Not in the games but, sequence-breaking speedruns(cheating or exploiting the game code to get that super fast time; example: warping Young Link from the Deku Tree to the end of the battle with Ganondorf so that you beat Ocarina in only 20 minutes).


----------



## pokedude729 (May 22, 2015)

Permanently missable items (like the master ball in the original Ruby/sapphire) Or when it's an ultimate weapon that has a very low drop rate from enemies that are only around for a limited time (aka the sword of kings)


----------



## tobi! (May 22, 2015)

Day One DLC

I don't mind DLC if it comes out a few months after the game is released. I always thought DLC could be used to bring more players back to it as the appeal of the original game wore off. Day One DLC is just buying the buns and patty of a hamburger and then having to pay for the lettuce, tomatoes, etc. which should have already been in the damn thing for free! Why are you selling an unfinished game? Oh right...MONEYS


----------



## Dustmop (May 22, 2015)

pokedude729 said:


> Permanently missable items



Augh.

Yes.

Yeeessss.

There is nothing worse than trying to 100% an older RPG, they were the worst at this. I've played Skies of Arcadia countless times, following a guide, but I've never opened "all" the treasure chests, and many of them are gone forever if you miss it, so I've never 100%'d it.
But even modern games have this problem.
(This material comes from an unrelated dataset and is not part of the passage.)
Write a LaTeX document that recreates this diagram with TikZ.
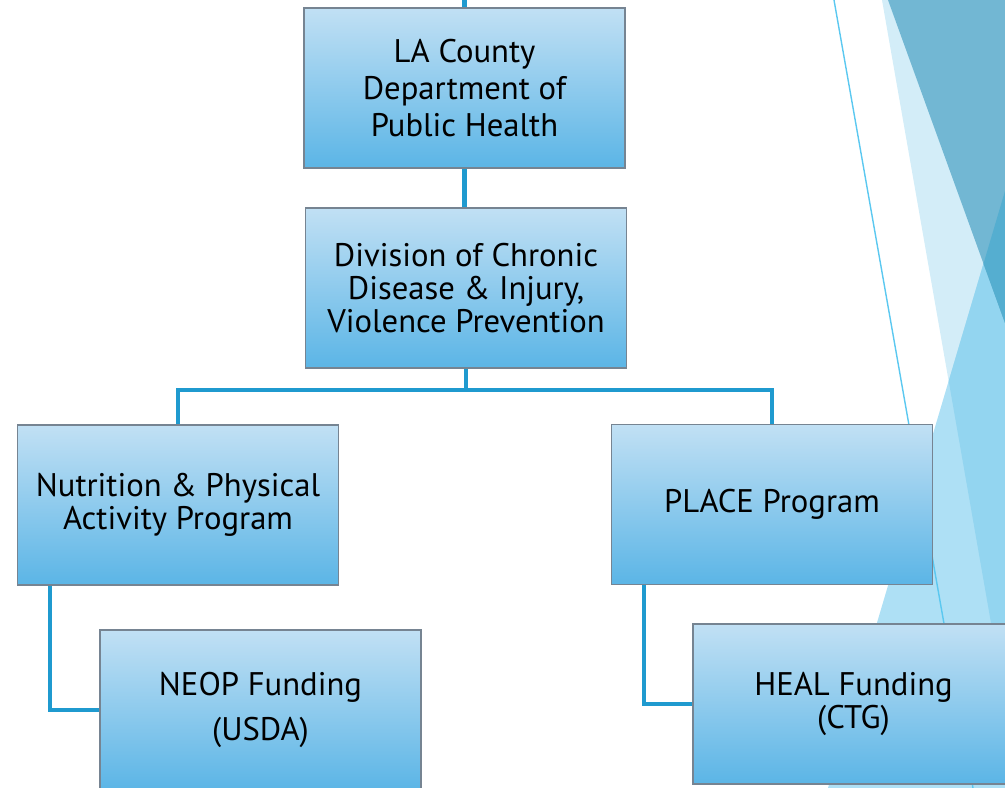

And it is such a huge pain in the ass, especially when those items contribute to a "collect every item" achievement.

What kind of sadistic asshat puts that kind of an achievement in a game with a handful of items you could miss and they'll be gone forever. I don't have time for this kind of tomfoolery.


----------



## DarkDesertFox (May 22, 2015)

pokedude729 said:


> Permanently missable items (like the master ball in the original Ruby/sapphire) Or when it's an ultimate weapon that has a very low drop rate from enemies that are only around for a limited time (aka the sword of kings)



Yup. I can definitely relate to these. I would always hate it when I missed an audio recording or upgrade machine in Bioshock because you can't go back unless you loaded an old save. Then for Destiny before I stopped playing I would repeatedly do raids to try and earn the Vex Mythoclast, but never succeeded.


----------



## Kuroh (May 22, 2015)

In fighting games where the men are covered in armor but the females have nothing but a bikini or barely anything on that would protect them from a weapon


----------



## Yukari Yakumo (May 23, 2015)

100% completions.  and the worthless rewards for accomplishing them.
The original Metroid Prime always annoyed me with this.


----------



## PlasmaPower (May 23, 2015)

Yukari Yakumo said:


> 100% completions.  and the worthless rewards for accomplishing them.
> The original Metroid Prime always annoyed me with this.



*cough* Super Mario Sunshine *cough*


----------



## Alienfish (May 23, 2015)

pokedude729 said:


> Permanently missable items (like the master ball in the original Ruby/sapphire) Or when it's an ultimate weapon that has a very low drop rate from enemies that are only around for a limited time (aka the sword of kings)



Like every JRPG out there. And when you only get one of those items, like certain crafting items and you must give up or play a NG+ up to the boss again.

Also Final fantasy Tactics, in the advance version when you had to trade to get doubles (like the black thread thing) to even complete it.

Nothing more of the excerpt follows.